** Start Information shown **
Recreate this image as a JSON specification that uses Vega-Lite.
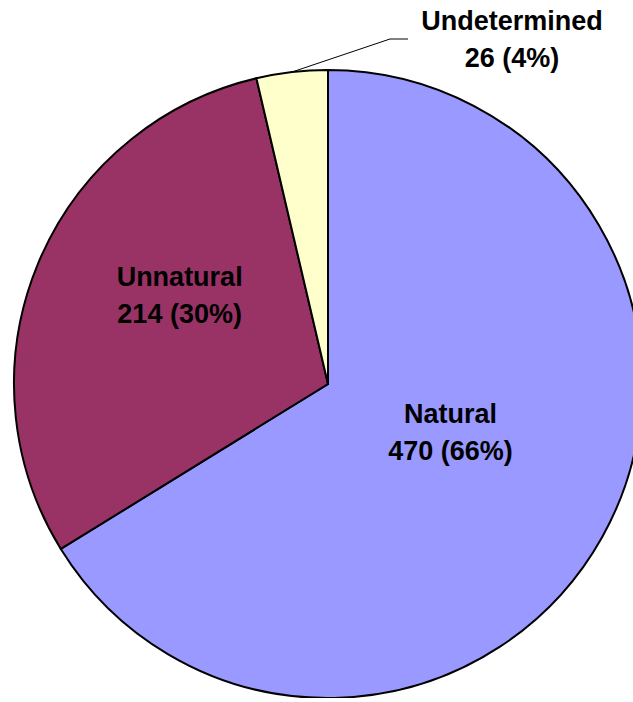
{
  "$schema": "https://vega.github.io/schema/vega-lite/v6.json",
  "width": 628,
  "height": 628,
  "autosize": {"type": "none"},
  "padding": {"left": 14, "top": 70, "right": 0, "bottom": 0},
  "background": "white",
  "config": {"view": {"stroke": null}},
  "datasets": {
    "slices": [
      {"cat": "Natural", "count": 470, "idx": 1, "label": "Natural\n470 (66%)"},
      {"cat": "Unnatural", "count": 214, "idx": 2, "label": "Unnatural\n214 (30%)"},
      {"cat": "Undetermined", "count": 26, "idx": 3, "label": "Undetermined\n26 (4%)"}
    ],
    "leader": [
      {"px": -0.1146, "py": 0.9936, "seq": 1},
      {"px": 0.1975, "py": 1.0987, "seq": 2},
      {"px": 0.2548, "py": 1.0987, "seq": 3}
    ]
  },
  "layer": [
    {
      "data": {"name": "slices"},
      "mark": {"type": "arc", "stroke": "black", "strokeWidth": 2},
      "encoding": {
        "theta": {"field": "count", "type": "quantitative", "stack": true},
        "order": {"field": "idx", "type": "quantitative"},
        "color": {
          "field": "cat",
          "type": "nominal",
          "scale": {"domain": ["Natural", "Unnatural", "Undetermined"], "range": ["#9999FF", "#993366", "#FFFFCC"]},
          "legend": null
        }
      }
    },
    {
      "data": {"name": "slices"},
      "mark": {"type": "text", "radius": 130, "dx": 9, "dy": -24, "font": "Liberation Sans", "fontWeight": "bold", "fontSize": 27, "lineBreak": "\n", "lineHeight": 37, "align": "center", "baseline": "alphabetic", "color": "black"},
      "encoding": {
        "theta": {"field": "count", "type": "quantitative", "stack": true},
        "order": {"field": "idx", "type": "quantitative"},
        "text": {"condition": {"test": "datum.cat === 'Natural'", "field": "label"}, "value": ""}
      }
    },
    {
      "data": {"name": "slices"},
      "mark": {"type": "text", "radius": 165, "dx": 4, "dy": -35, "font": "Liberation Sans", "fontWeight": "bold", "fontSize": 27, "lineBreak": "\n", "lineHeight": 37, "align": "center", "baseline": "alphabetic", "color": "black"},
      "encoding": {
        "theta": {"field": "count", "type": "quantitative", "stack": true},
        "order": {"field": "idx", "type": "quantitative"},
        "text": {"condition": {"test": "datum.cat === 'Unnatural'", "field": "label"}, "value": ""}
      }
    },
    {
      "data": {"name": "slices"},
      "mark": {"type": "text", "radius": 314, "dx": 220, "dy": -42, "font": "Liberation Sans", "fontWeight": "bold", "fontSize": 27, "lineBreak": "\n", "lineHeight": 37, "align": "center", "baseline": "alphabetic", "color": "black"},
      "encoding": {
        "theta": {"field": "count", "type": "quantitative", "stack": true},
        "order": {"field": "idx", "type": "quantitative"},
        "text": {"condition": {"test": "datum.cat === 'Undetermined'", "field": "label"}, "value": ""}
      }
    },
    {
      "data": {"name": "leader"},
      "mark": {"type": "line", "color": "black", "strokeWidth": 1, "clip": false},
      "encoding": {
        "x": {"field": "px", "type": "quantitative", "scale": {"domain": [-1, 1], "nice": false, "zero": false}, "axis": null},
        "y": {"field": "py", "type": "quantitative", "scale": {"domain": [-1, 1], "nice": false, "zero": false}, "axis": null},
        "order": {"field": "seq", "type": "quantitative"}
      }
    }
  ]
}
** End Information shown **
- _Instructions for the task_: Omit any images, then output the listing exactly.

- _Right answer_:
Recreate this image as a JSON specification that uses Vega-Lite.
{
  "$schema": "https://vega.github.io/schema/vega-lite/v6.json",
  "width": 628,
  "height": 628,
  "autosize": {"type": "none"},
  "padding": {"left": 14, "top": 70, "right": 0, "bottom": 0},
  "background": "white",
  "config": {"view": {"stroke": null}},
  "datasets": {
    "slices": [
      {"cat": "Natural", "count": 470, "idx": 1, "label": "Natural\n470 (66%)"},
      {"cat": "Unnatural", "count": 214, "idx": 2, "label": "Unnatural\n214 (30%)"},
      {"cat": "Undetermined", "count": 26, "idx": 3, "label": "Undetermined\n26 (4%)"}
    ],
    "leader": [
      {"px": -0.1146, "py": 0.9936, "seq": 1},
      {"px": 0.1975, "py": 1.0987, "seq": 2},
      {"px": 0.2548, "py": 1.0987, "seq": 3}
    ]
  },
  "layer": [
    {
      "data": {"name": "slices"},
      "mark": {"type": "arc", "stroke": "black", "strokeWidth": 2},
      "encoding": {
        "theta": {"field": "count", "type": "quantitative", "stack": true},
        "order": {"field": "idx", "type": "quantitative"},
        "color": {
          "field": "cat",
          "type": "nominal",
          "scale": {"domain": ["Natural", "Unnatural", "Undetermined"], "range": ["#9999FF", "#993366", "#FFFFCC"]},
          "legend": null
        }
      }
    },
    {
      "data": {"name": "slices"},
      "mark": {"type": "text", "radius": 130, "dx": 9, "dy": -24, "font": "Liberation Sans", "fontWeight": "bold", "fontSize": 27, "lineBreak": "\n", "lineHeight": 37, "align": "center", "baseline": "alphabetic", "color": "black"},
      "encoding": {
        "theta": {"field": "count", "type": "quantitative", "stack": true},
        "order": {"field": "idx", "type": "quantitative"},
        "text": {"condition": {"test": "datum.cat === 'Natural'", "field": "label"}, "value": ""}
      }
    },
    {
      "data": {"name": "slices"},
      "mark": {"type": "text", "radius": 165, "dx": 4, "dy": -35, "font": "Liberation Sans", "fontWeight": "bold", "fontSize": 27, "lineBreak": "\n", "lineHeight": 37, "align": "center", "baseline": "alphabetic", "color": "black"},
      "encoding": {
        "theta": {"field": "count", "type": "quantitative", "stack": true},
        "order": {"field": "idx", "type": "quantitative"},
        "text": {"condition": {"test": "datum.cat === 'Unnatural'", "field": "label"}, "value": ""}
      }
    },
    {
      "data": {"name": "slices"},
      "mark": {"type": "text", "radius": 314, "dx": 220, "dy": -42, "font": "Liberation Sans", "fontWeight": "bold", "fontSize": 27, "lineBreak": "\n", "lineHeight": 37, "align": "center", "baseline": "alphabetic", "color": "black"},
      "encoding": {
        "theta": {"field": "count", "type": "quantitative", "stack": true},
        "order": {"field": "idx", "type": "quantitative"},
        "text": {"condition": {"test": "datum.cat === 'Undetermined'", "field": "label"}, "value": ""}
      }
    },
    {
      "data": {"name": "leader"},
      "mark": {"type": "line", "color": "black", "strokeWidth": 1, "clip": false},
      "encoding": {
        "x": {"field": "px", "type": "quantitative", "scale": {"domain": [-1, 1], "nice": false, "zero": false}, "axis": null},
        "y": {"field": "py", "type": "quantitative", "scale": {"domain": [-1, 1], "nice": false, "zero": false}, "axis": null},
        "order": {"field": "seq", "type": "quantitative"}
      }
    }
  ]
}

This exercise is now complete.